Let’s be honest. When was the last time you used cash? Not a credit card – real, green paper cash? Um, that’s what we thought.

Even though Cash App, Venmo and Zelle seem very similar there are key differences you should know. We break it down below …

Venmo

Bordering on being a social media app, Venmo stands out as an app to use with friends. The service connects your contacts to your account and provides you with updates on their transactions. As a user, you have the ability to keep your own transactions private, but making this choice won’t stop you from seeing what others are doing. The app also allows you to make friends with people outside of your contacts so that if you ever need to send them money again, it will be an easier process.
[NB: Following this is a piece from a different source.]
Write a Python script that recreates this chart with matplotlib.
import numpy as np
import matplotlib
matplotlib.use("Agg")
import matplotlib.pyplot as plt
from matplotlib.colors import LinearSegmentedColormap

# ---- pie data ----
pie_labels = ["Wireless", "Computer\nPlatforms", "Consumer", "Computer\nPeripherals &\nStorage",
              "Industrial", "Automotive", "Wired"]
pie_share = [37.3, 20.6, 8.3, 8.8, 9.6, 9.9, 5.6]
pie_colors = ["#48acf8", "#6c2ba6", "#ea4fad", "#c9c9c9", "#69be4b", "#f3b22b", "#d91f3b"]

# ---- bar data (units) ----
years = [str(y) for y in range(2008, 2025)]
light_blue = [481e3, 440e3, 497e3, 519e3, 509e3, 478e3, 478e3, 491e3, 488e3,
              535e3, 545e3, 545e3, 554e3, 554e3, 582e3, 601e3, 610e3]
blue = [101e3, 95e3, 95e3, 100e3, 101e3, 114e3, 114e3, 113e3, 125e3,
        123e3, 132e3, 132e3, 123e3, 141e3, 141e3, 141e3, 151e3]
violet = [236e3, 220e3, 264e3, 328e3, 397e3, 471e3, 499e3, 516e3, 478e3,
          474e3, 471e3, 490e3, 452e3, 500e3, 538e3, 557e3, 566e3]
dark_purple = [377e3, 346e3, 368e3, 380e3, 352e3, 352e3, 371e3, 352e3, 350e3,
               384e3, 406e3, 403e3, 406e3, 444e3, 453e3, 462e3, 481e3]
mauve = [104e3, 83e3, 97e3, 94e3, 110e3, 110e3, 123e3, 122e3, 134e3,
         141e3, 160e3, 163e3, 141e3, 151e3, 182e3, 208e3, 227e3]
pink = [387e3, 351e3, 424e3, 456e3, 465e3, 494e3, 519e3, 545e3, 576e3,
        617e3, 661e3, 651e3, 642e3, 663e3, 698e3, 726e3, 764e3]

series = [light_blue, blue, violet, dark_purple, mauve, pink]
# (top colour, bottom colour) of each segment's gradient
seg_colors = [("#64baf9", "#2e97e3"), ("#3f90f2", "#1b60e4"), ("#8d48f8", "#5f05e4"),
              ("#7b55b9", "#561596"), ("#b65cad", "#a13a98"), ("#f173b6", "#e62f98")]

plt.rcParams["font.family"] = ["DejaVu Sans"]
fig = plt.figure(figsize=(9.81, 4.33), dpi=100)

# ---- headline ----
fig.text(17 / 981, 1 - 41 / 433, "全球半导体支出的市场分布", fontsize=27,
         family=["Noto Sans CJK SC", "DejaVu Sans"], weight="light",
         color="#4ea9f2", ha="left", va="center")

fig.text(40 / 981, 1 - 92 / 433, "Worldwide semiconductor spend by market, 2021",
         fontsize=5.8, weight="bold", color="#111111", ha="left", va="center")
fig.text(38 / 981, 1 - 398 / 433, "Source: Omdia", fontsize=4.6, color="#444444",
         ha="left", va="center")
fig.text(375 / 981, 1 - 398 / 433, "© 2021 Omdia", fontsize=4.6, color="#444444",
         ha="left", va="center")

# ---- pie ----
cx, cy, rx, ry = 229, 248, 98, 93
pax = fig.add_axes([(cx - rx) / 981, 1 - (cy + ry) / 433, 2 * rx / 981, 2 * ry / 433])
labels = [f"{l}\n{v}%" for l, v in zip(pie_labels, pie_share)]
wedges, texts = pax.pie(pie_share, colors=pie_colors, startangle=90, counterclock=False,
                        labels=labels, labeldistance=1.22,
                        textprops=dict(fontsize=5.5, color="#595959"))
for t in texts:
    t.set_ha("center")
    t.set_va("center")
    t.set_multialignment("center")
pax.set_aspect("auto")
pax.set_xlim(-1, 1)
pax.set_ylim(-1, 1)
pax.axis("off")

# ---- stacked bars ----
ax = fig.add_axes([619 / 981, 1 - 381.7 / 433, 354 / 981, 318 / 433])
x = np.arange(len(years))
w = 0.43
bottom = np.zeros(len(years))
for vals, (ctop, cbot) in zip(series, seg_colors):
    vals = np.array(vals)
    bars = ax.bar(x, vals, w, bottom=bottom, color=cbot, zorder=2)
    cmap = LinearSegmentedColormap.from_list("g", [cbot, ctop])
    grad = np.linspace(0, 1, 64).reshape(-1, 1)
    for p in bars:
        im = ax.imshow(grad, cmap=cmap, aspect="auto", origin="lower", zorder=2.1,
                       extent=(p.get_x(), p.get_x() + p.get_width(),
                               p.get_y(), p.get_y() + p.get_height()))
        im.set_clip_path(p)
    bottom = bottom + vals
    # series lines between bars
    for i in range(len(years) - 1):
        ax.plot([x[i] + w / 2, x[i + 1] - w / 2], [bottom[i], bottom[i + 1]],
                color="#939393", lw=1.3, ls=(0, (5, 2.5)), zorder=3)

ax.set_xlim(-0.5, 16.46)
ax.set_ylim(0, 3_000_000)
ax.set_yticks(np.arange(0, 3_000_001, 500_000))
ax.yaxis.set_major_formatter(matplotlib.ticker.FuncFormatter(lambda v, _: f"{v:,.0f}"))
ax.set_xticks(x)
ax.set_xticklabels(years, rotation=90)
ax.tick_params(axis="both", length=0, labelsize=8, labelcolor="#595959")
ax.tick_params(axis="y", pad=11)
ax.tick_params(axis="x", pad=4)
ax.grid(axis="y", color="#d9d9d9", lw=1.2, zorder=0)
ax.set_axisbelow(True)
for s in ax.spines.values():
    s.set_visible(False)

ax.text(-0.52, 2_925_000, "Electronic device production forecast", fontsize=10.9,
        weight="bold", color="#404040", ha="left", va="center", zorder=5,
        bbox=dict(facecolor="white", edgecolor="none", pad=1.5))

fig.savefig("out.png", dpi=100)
Some drawbacks to Venmo are the 3-percent fee they charge for every transaction that is paid through a credit card. Users have the option to link their bank account, debit card, or credit card to the account, and while a credit card may seem easiest, it could hurt in the long run. Another possible con to using Venmo is that you can only send money from your smartphone unless you sign up for a Venmo Card. The Venmo Card functions as a debit card, taking money from your pool on the app, but only up to $400 daily.

Cash App

If you like the idea of having a debit card connected to your app, Cash App might be your new favorite spending tool! Once you download the app, all you have to do is tap the “Cash Card” option and order it. The card is completely free and accessible to anyone over the age of 18. Not only does it pull from your Cash App balance, but you can also connect your Apple Pay and Google Pay accounts to it, as well. The Cash Card can be used anywhere that a Visa is accepted, so it can be a saving grace when traveling abroad. Not to mention that the Cash App allows users to buy and exchange Bitcoin, too!
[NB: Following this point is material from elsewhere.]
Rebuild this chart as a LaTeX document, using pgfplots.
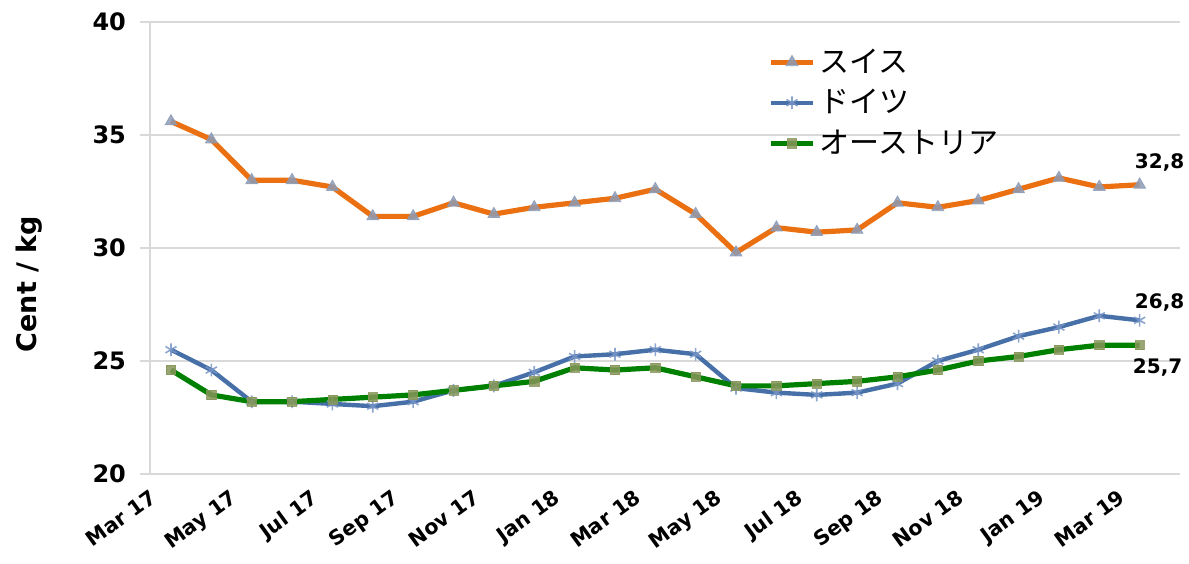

Unlike Venmo, Cash App does not offer any social aspects. However, one thing they share is the processing fee that they attach to any credit card transaction. Another downside to using Cash App is that the maximum transfer amount is $7,500. So, even though this app is considered one of the more professional spending tools, it might not be ideal for big payments.

Zelle

Perhaps the most bank-friendly, Zelle is best used when connected to a participating bank.  The app will connect to any bank account, but the weekly transaction is limited to $500 if your account isn’t linked to a bank like Chase, Bank of America, Citi, U.S. Bank, or Wells Fargo. The list of participating banks continues to grow, and a perk is that you can experience same-day transfers and online payments straight to your bank account, unlike some other apps. Many users love the fact that Zelle doesn’t charge fees for sending or receiving money. So this is definitely the app to use if you like avoiding extra costs.

Unfortunately, Zelle can only be used if both the recipient and sender have access to Zelle through their bank accounts. Also, the app can only be attached to one bank account, and users cannot change it after creating their account.